• [PROBLEM STATEMENT]: Look through the listing and locate every line containing the word "this"; copy those lines.

• [DATA TO PROCESS]:
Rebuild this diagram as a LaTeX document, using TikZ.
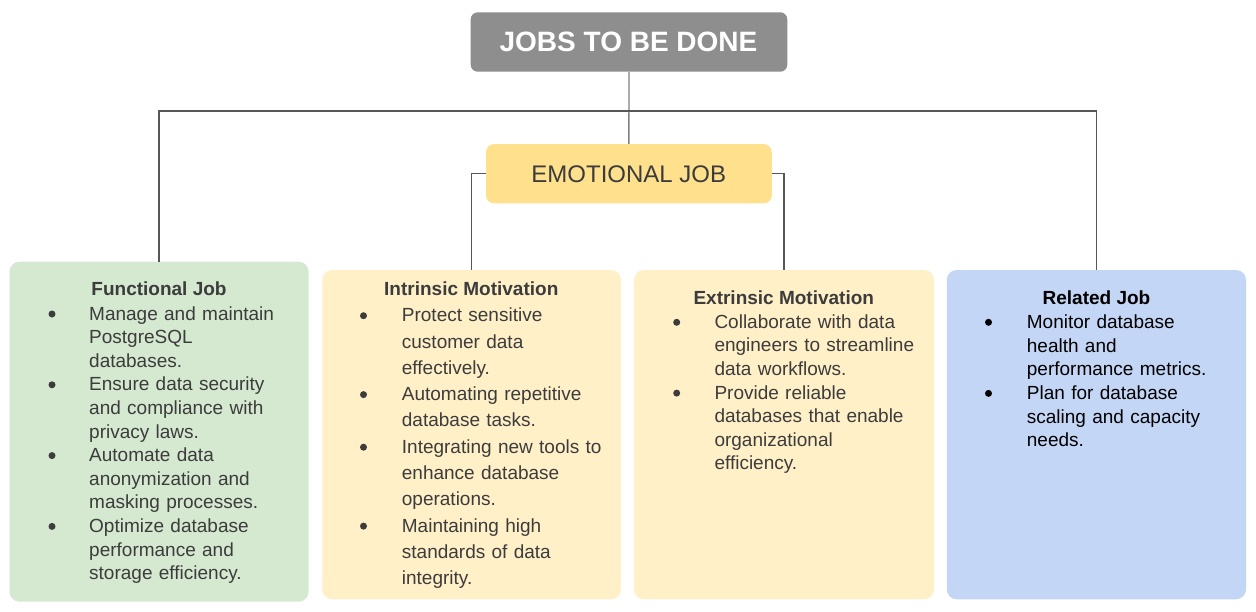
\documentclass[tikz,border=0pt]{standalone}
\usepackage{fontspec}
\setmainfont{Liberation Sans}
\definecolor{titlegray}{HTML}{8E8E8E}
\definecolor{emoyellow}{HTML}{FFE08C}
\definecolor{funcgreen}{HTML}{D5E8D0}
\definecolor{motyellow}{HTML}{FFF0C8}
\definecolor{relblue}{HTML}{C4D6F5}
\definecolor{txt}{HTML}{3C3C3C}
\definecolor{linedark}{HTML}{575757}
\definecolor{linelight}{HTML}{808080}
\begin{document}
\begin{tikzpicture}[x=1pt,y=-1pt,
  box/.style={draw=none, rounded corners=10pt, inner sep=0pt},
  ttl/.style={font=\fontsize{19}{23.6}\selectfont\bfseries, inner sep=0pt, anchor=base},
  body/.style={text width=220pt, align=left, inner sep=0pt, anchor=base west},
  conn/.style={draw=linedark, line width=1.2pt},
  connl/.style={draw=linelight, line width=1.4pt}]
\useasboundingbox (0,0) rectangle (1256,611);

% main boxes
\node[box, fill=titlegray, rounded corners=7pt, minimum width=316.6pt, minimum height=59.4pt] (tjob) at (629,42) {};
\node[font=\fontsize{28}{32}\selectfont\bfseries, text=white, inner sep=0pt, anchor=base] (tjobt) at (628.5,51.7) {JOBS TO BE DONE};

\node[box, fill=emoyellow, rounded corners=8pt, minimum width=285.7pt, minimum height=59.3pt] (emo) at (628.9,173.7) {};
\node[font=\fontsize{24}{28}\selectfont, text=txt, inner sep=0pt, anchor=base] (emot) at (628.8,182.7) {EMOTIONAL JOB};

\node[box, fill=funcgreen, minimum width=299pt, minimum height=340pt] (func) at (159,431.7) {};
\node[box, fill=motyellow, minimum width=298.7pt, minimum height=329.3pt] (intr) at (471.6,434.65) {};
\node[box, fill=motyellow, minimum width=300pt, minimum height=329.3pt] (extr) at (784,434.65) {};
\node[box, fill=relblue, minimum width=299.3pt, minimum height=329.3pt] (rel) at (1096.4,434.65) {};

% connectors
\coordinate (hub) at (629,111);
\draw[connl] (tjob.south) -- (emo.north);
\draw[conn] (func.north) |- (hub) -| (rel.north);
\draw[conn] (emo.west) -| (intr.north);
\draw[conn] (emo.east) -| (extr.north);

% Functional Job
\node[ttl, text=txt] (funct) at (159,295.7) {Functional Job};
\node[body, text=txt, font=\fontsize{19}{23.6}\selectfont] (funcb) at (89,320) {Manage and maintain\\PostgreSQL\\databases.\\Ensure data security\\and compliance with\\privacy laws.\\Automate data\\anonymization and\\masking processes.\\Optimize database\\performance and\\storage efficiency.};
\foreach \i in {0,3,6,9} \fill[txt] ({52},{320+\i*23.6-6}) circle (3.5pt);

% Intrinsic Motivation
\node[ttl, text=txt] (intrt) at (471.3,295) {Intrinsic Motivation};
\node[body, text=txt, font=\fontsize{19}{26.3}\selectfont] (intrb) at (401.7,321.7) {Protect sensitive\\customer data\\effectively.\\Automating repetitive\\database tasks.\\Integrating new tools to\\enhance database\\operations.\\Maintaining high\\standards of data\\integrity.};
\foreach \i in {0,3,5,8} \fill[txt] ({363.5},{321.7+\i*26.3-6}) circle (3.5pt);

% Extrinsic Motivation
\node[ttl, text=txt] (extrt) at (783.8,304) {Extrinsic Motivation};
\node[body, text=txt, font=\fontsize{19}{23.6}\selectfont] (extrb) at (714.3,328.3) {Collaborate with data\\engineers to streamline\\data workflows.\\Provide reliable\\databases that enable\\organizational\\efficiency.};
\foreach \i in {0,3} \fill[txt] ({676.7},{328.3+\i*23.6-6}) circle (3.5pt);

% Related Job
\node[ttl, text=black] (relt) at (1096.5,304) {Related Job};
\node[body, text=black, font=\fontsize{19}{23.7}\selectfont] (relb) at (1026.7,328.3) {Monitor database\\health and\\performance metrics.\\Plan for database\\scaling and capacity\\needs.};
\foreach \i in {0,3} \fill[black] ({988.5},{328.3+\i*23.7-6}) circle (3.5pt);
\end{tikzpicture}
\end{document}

...

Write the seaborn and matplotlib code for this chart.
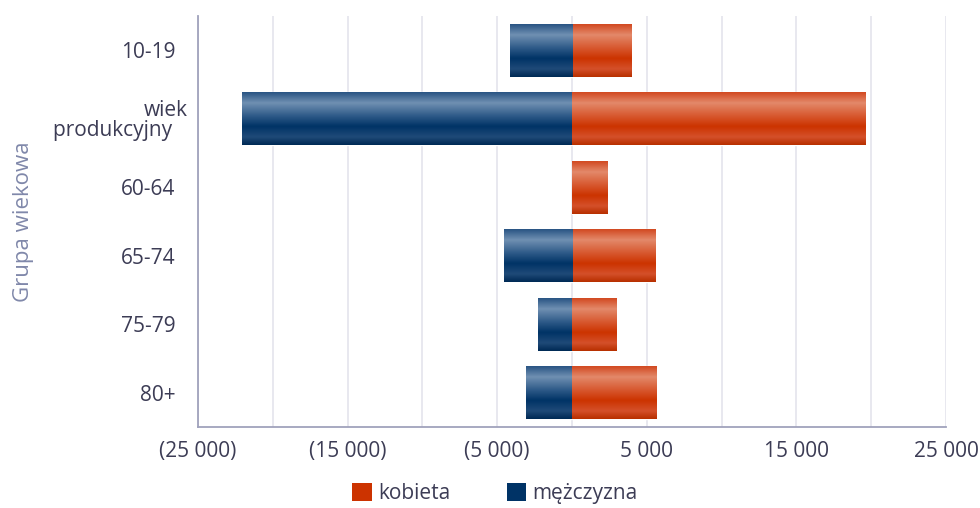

• [RESPONSE]:
Rebuild this diagram as a LaTeX document, using TikZ.
Write the seaborn and matplotlib code for this chart.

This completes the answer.